_Objective_.
Where the data below has the string "code", return the whole line.

_Collected data_.
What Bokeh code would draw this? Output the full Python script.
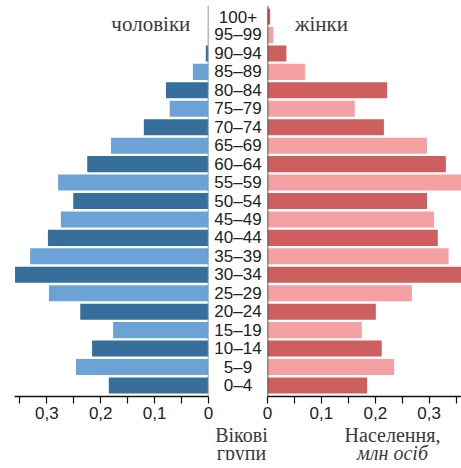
from bokeh.plotting import figure
from bokeh.layouts import row, column
from bokeh.models import Range1d, FactorRange, Span, FixedTicker, CustomJSTickFormatter, ColumnDataSource
from bokeh.core.properties import value
from bokeh.embed import file_html
from bokeh.resources import INLINE

# ---- data (millions of people) ----
age_groups = ["0–4", "5–9", "10–14", "15–19", "20–24", "25–29", "30–34", "35–39",
              "40–44", "45–49", "50–54", "55–59", "60–64", "65–69", "70–74", "75–79",
              "80–84", "85–89", "90–94", "95–99", "100+"]
men = [0.185, 0.246, 0.216, 0.177, 0.238, 0.296, 0.359, 0.331, 0.298, 0.274, 0.251,
       0.279, 0.225, 0.181, 0.120, 0.072, 0.079, 0.029, 0.005, 0.001, 0.0005]
women = [0.185, 0.235, 0.212, 0.175, 0.201, 0.268, 0.362, 0.336, 0.316, 0.309, 0.296,
         0.362, 0.331, 0.296, 0.216, 0.162, 0.222, 0.070, 0.035, 0.011, 0.005]
tick_values = [0.0, 0.05, 0.1, 0.15, 0.2, 0.25, 0.3, 0.35]
tick_labels = ["0", "", "0,1", "", "0,2", "", "0,3", ""]
x_max = 0.36
men_label = "чоловіки"
women_label = "жінки"
age_title = ["Вікові", "групи"]
value_title = ["Населення,", "млн осіб"]

# ---- styles ----
SANS_NAME = "Liberation Sans"
SANS = value(SANS_NAME)
SERIF = value("Liberation Serif")
M_DARK, M_LIGHT = "#366e9c", "#6ca3d6"
F_DARK, F_LIGHT = "#cd5f5e", "#f5a0a2"
TXT = "#222222"
SERIF_TXT = "#3a3a3a"
SERIF_SIZE = "21px"
BOT_SIZE = "20px"

men_colors = [M_DARK if i % 2 == 0 else M_LIGHT for i in range(len(age_groups))]
women_colors = [F_DARK if i % 2 == 0 else F_LIGHT for i in range(len(age_groups))]
src = ColumnDataSource(dict(age=age_groups, men=men, women=women, cm=men_colors, cw=women_colors))

y_range = FactorRange(factors=age_groups, range_padding=0.0093)
ROW_H = 425
BB = 29


def base(width, x_range, mb_left=0, mb_right=0):
    p = figure(width=width, height=ROW_H, x_range=x_range, y_range=y_range,
               output_backend="svg", toolbar_location=None, y_axis_location=None,
               title_location=None,
               min_border_top=5, min_border_bottom=BB,
               min_border_left=mb_left, min_border_right=mb_right)
    p.outline_line_color = None
    p.grid.visible = False
    p.background_fill_color = "white"
    p.border_fill_color = "white"
    return p


def style_axis(ax, color, label_color):
    ax.ticker = FixedTicker(ticks=tick_values, minor_ticks=[])
    ax.formatter = CustomJSTickFormatter(
        args=dict(tvals=tick_values, tlabs=tick_labels),
        code="""
        for (let i = 0; i < tvals.length; i++) {
            if (Math.abs(tvals[i] - tick) < 1e-9) return tlabs[i];
        }
        return "";
        """)
    ax.axis_line_color = color
    ax.axis_line_width = 1.4
    ax.major_tick_line_color = color
    ax.major_tick_line_width = 1.2
    ax.major_tick_out = 7
    ax.major_tick_in = 0
    ax.minor_tick_out = 0
    ax.minor_tick_in = 0
    ax.major_label_text_font = SANS_NAME
    ax.major_label_text_font_size = "17px"
    ax.major_label_text_color = label_color
    ax.major_label_standoff = 3


# left panel (men), reversed axis
left = base(213, Range1d(start=x_max, end=0), mb_left=14, mb_right=5)
left.hbar(y="age", left=0, right="men", height=0.87, fill_color="cm", line_color=None, source=src)
style_axis(left.xaxis[0], "#111111", TXT)
left.add_layout(Span(location=0, dimension="height", line_color="#8a8a8a", line_width=1.6))
left.text(x=[0.107], y=["100+"], text=[men_label], text_font=SERIF, text_font_size=SERIF_SIZE,
          text_color=SERIF_TXT, text_align="center", text_baseline="alphabetic", y_offset=7)

# middle panel (age labels)
mid = base(49, Range1d(0, 1))
style_axis(mid.xaxis[0], "white", "white")
mid.text(x=[0.5] * len(age_groups), y=age_groups, text=age_groups, text_font=SANS,
         text_font_size="17px", text_color=TXT, text_align="center", text_baseline="middle")

# right panel (women)
right = base(199, Range1d(start=0, end=x_max), mb_left=5, mb_right=0)
right.hbar(y="age", left=0, right="women", height=0.87, fill_color="cw", line_color=None, source=src)
style_axis(right.xaxis[0], "#111111", TXT)
right.add_layout(Span(location=0, dimension="height", line_color="#333333", line_width=1.6))
right.text(x=[0.100], y=["100+"], text=[women_label], text_font=SERIF, text_font_size=SERIF_SIZE,
           text_color=SERIF_TXT, text_align="center", text_baseline="alphabetic", y_offset=7)

# bottom titles
BOT_H = 35
bottom = figure(width=461, height=BOT_H, x_range=Range1d(0, 461), y_range=Range1d(BOT_H, 0),
                output_backend="svg", toolbar_location=None, x_axis_location=None,
                y_axis_location=None, title_location=None, min_border=0)
bottom.outline_line_color = None
bottom.grid.visible = False
bottom.text(x=[241, 241], y=[9, 27], text=age_title, text_font=SERIF, text_font_size=BOT_SIZE,
            text_color=SERIF_TXT, text_align="center", text_baseline="alphabetic")
bottom.text(x=[392], y=[9], text=[value_title[0]], text_font=SERIF, text_font_size=BOT_SIZE,
            text_color=SERIF_TXT, text_align="center", text_baseline="alphabetic")
bottom.text(x=[392], y=[27], text=[value_title[1]], text_font=SERIF, text_font_size=BOT_SIZE,
            text_font_style="italic", text_color=SERIF_TXT, text_align="center",
            text_baseline="alphabetic")

layout = column(row(left, mid, right, spacing=0), bottom, spacing=0)
open("out.html", "w").write(file_html(layout, INLINE))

_The reply_.
What Bokeh code would draw this? Output the full Python script.
        code="""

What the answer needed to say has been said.